United Poultry Concerns
Promoting the compassionate and respectful
treatment of domestic fowl

PO Box 150 Machipongo, VA 23405-0150
(757) 678-7875 * FAX (757) 678-5070

FOR IMMEDIATE RELEASE: August 14, 2000 Contact: Karen Davis 757-678-7875

Science Shows :When Hens Are Starved Salmonella Soars

Machipongo, VA - United Poultry Concerns submitted Comments today challenging FDA's Egg Safety Plan. Far from being the "comprehensive plan" it claims to be, the provisional Plan ignores farm practices that scientists have identified as a major cause of Salmonella enteritidis in hens and their eggs.

Salmonella will continue to rage as long as the egg industry maintains the practice of starving hens for 5 to 14 or more days at a time. The practice, known as forced molting, is illegal in the UK and the European Union, and is not done in Canada. The Canadian Veterinary Medical Association issued a position statement this year condemning forced molting "involving deprivation of food and/or water" because "such deprivation is sufficiently severe to compromise animal welfare."

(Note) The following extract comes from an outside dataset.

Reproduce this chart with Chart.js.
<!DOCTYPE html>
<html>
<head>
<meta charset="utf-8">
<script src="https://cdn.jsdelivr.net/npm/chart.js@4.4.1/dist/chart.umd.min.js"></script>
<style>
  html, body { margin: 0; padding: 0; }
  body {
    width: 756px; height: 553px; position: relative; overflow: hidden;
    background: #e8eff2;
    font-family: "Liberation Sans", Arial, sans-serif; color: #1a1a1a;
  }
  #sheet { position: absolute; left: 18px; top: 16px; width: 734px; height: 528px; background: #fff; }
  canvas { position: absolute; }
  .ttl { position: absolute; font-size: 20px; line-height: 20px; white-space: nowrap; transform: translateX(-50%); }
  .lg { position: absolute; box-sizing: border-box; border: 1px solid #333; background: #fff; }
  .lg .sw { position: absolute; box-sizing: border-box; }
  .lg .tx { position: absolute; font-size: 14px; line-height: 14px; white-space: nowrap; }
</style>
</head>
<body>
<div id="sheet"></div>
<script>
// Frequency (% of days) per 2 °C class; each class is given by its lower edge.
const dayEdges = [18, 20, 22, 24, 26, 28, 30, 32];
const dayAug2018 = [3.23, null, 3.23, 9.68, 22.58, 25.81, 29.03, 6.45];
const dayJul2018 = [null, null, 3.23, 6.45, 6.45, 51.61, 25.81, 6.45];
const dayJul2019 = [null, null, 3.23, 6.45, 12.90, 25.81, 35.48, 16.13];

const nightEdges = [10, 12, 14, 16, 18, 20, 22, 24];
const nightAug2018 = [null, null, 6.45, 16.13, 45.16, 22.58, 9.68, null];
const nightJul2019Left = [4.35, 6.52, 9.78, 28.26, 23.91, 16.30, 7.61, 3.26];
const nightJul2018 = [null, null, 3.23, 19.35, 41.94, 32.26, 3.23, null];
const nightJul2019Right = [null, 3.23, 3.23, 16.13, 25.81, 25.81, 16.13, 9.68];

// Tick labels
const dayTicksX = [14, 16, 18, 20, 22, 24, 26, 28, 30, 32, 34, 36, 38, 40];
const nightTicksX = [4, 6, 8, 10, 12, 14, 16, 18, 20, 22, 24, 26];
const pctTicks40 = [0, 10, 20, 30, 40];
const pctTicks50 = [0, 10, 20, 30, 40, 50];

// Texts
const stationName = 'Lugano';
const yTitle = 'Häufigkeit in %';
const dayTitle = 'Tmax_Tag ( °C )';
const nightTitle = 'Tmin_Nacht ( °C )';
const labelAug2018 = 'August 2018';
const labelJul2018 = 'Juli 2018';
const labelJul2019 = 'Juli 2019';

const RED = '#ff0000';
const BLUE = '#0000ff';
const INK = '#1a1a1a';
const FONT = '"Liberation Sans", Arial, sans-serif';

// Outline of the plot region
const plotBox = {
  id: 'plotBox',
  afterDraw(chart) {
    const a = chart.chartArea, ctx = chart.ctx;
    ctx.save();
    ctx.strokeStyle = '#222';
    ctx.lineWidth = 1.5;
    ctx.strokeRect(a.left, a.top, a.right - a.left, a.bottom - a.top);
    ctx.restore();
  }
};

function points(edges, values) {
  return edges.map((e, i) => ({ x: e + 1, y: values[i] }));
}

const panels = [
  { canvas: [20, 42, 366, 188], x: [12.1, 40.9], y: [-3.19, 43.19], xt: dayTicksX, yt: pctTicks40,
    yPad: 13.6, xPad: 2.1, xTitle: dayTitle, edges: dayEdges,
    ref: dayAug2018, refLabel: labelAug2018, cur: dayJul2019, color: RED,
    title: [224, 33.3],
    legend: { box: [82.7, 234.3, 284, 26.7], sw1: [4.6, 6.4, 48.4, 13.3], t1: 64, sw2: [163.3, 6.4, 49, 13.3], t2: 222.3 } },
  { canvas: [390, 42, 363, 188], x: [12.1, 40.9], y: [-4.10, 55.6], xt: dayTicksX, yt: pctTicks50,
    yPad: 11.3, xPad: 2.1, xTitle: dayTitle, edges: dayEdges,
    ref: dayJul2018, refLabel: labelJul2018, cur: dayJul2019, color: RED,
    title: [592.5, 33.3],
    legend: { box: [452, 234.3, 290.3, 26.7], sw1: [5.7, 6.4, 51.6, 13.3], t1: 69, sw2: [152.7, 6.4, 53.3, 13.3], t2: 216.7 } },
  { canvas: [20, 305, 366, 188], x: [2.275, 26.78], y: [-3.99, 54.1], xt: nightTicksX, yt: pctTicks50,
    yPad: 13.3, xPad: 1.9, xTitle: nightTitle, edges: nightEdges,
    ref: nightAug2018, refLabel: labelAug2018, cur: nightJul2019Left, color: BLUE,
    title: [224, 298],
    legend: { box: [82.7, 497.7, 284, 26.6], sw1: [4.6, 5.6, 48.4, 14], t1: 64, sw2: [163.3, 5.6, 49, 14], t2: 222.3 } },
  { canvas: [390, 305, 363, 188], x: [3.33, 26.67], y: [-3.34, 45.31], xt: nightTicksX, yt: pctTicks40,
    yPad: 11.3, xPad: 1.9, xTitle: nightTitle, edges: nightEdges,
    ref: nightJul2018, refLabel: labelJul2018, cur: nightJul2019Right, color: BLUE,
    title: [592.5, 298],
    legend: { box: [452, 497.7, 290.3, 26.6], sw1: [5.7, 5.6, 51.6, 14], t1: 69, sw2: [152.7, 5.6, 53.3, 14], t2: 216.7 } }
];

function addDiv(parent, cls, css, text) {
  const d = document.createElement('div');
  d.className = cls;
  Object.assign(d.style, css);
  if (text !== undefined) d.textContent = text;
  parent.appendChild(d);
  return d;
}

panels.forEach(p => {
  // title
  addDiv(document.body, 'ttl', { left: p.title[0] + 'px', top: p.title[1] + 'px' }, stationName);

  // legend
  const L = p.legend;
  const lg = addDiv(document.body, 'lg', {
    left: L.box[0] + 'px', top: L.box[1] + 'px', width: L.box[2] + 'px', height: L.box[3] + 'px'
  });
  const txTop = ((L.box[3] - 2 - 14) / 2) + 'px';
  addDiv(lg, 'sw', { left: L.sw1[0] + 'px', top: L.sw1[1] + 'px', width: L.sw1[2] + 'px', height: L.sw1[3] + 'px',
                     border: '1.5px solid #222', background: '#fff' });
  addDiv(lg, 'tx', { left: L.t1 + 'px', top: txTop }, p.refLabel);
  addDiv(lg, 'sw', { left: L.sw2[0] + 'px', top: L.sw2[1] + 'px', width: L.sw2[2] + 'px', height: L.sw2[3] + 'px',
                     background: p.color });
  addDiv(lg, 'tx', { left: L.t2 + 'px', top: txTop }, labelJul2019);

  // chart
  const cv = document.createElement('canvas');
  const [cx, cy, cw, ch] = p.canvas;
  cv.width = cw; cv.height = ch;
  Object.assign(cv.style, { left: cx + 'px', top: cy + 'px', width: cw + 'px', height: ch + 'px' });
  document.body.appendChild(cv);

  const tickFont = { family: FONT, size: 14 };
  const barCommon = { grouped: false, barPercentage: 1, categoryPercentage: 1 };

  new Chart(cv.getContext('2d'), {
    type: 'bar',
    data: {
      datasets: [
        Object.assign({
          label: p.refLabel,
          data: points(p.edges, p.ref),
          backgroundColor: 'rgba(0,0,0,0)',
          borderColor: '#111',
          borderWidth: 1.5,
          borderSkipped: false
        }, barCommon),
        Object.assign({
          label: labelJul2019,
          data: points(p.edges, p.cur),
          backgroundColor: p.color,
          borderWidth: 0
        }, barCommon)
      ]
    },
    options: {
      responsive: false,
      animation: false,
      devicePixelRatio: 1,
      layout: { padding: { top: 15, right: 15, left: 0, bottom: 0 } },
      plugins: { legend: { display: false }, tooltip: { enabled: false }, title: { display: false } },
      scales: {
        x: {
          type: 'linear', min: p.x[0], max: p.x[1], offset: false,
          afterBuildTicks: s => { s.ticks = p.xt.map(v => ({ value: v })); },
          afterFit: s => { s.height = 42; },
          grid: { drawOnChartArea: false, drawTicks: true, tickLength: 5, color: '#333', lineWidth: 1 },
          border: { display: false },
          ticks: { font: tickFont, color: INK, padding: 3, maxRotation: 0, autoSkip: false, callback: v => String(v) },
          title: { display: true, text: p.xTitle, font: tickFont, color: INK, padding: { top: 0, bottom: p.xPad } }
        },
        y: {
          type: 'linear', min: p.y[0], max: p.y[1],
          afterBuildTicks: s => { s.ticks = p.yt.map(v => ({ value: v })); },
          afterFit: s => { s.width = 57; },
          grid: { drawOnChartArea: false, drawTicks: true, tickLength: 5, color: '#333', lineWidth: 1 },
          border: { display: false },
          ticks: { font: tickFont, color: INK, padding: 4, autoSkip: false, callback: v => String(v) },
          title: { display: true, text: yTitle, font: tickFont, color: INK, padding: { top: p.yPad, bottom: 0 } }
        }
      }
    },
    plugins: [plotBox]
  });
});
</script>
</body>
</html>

US Department of Agriculture studies have shown that the "traumatic physiological impact" of total food removal results in a significant increase in Salmonella infected hens and eggs. While unmolted hens have to ingest 50,000 Salmonellas to become infected, force-molted hens need fewer than 10.

The "Thinking Papers on Egg Safety" ignore the fact that the USDA and Pennsylvania Department of Agriculture conducted field studies of 31 flocks from May 1992 to May 1994 which showed that molted flocks "produced SE-positive eggs twice as frequently as non-molted flocks for a period up to 140 days"-4 1/2 months-following the forced molt.

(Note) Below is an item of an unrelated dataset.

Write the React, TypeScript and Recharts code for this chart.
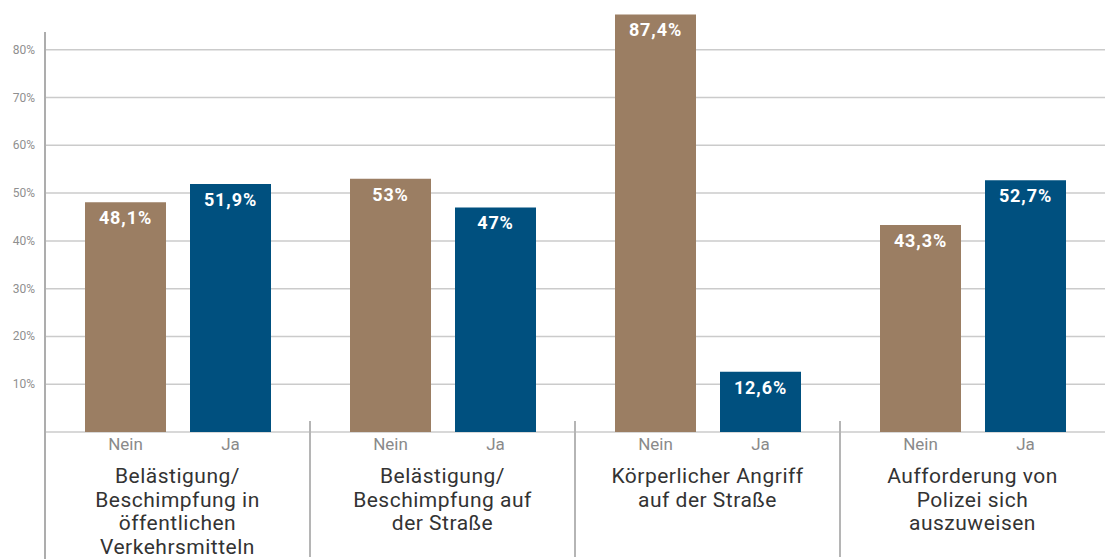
import { BarChart, Bar, XAxis, YAxis, CartesianGrid, LabelList } from 'recharts';

const categories = [
  'Belästigung/\nBeschimpfung in\nöffentlichen\nVerkehrsmitteln',
  'Belästigung/\nBeschimpfung auf\nder Straße',
  'Körperlicher Angriff\nauf der Straße',
  'Aufforderung von\nPolizei sich\nauszuweisen',
];
const neinValues = [48.1, 53, 87.4, 43.3];
const jaValues = [51.9, 47, 12.6, 52.7];
const yTicks = [0, 10, 20, 30, 40, 50, 60, 70, 80];

const data = categories.map((name, i) => ({ name, nein: neinValues[i], ja: jaValues[i] }));

const W = 1105;
const H = 559;
const LEFT = 45;
const FONT = 'Roboto, "DejaVu Sans", sans-serif';

const pct = (v: any) => `${String(v).replace('.', ',')}%`;

function YTick(props: any) {
  const { x, y, payload } = props;
  if (payload.value === 0) return null;
  return (
    <text x={x} y={y} dy={4} textAnchor="end" fontSize={12} fill="#8f8f8f" fontFamily={FONT}>
      {payload.value}%
    </text>
  );
}

function XTick(props: any) {
  const { x, y, payload } = props;
  const lines = String(payload.value).split('\n');
  return (
    <text x={x} y={y} textAnchor="middle" fontSize={21} fill="#333" fontFamily={FONT} letterSpacing={0.5}>
      {lines.map((l, i) => (
        <tspan key={i} x={x} dy={i === 0 ? 43 : 23.5}>
          {l}
        </tspan>
      ))}
    </text>
  );
}

const subLabel = (text: string) => (p: any) => {
  const x = Number(p.x) + Number(p.width) / 2;
  const y = Number(p.y) + Number(p.height) + 18;
  return (
    <text x={x} y={y} textAnchor="middle" fontSize={17} fill="#8a8a8a" fontFamily={FONT}>
      {text}
    </text>
  );
};

export default function App() {
  const groupW = (W - LEFT) / categories.length;
  return (
    <div style={{ position: 'relative', width: W, height: H, background: '#fff' }}>
      <style>{'body{margin:0}'}</style>
      <BarChart
        width={W}
        height={H}
        data={data}
        margin={{ top: 2, right: 0, left: 0, bottom: 0 }}
        barSize={81}
        barGap={24}
      >
        <CartesianGrid vertical={false} horizontalValues={yTicks} stroke="#cbcbcb" strokeWidth={1.5} />
        <XAxis
          dataKey="name"
          axisLine={false}
          tickLine={false}
          tick={<XTick />}
          interval={0}
          height={127}
        />
        <YAxis
          domain={[0, 90]}
          ticks={yTicks}
          axisLine={false}
          tickLine={false}
          tickSize={0}
          tickMargin={10}
          width={LEFT}
          tick={<YTick />}
        />
        <Bar dataKey="nein" fill="#9b7e63" isAnimationActive={false}>
          <LabelList
            dataKey="nein"
            position="insideTop"
            offset={9}
            formatter={pct}
            fill="#fff"
            fontSize={18}
            fontWeight={700}
            fontFamily={FONT}
            letterSpacing={0.9}
          />
          <LabelList dataKey="nein" content={subLabel('Nein')} />
        </Bar>
        <Bar dataKey="ja" fill="#00507f" isAnimationActive={false}>
          <LabelList
            dataKey="ja"
            position="insideTop"
            offset={9}
            formatter={pct}
            fill="#fff"
            fontSize={18}
            fontWeight={700}
            fontFamily={FONT}
            letterSpacing={0.9}
          />
          <LabelList dataKey="ja" content={subLabel('Ja')} />
        </Bar>
      </BarChart>
      <svg width={W} height={H} style={{ position: 'absolute', left: 0, top: 0, pointerEvents: 'none' }}>
        <line x1={LEFT} x2={LEFT} y1={32} y2={H} stroke="#adadad" strokeWidth={2} />
        {categories.slice(1).map((_, i) => (
          <line
            key={i}
            x1={LEFT + groupW * (i + 1)}
            x2={LEFT + groupW * (i + 1)}
            y1={421}
            y2={557}
            stroke="#b5b5b5"
            strokeWidth={2}
          />
        ))}
      </svg>
    </div>
  );
}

Government scientists (Nicholas, et al.) say their studies "show that a prevalent industry procedure [forced molting] has a substantial effect on the severity of an SE infection." According to The Washington Post, April 30, "When hens are denied food, the researchers have found, their immune systems become weakened, leaving them more vulnerable to the salmonella bacteria."

United Poultry Concerns is calling upon the FDA and USDA's Food Safety & Inspection Service to include the elimination of forced molting as a critical component of their final National Standards for Egg Safety.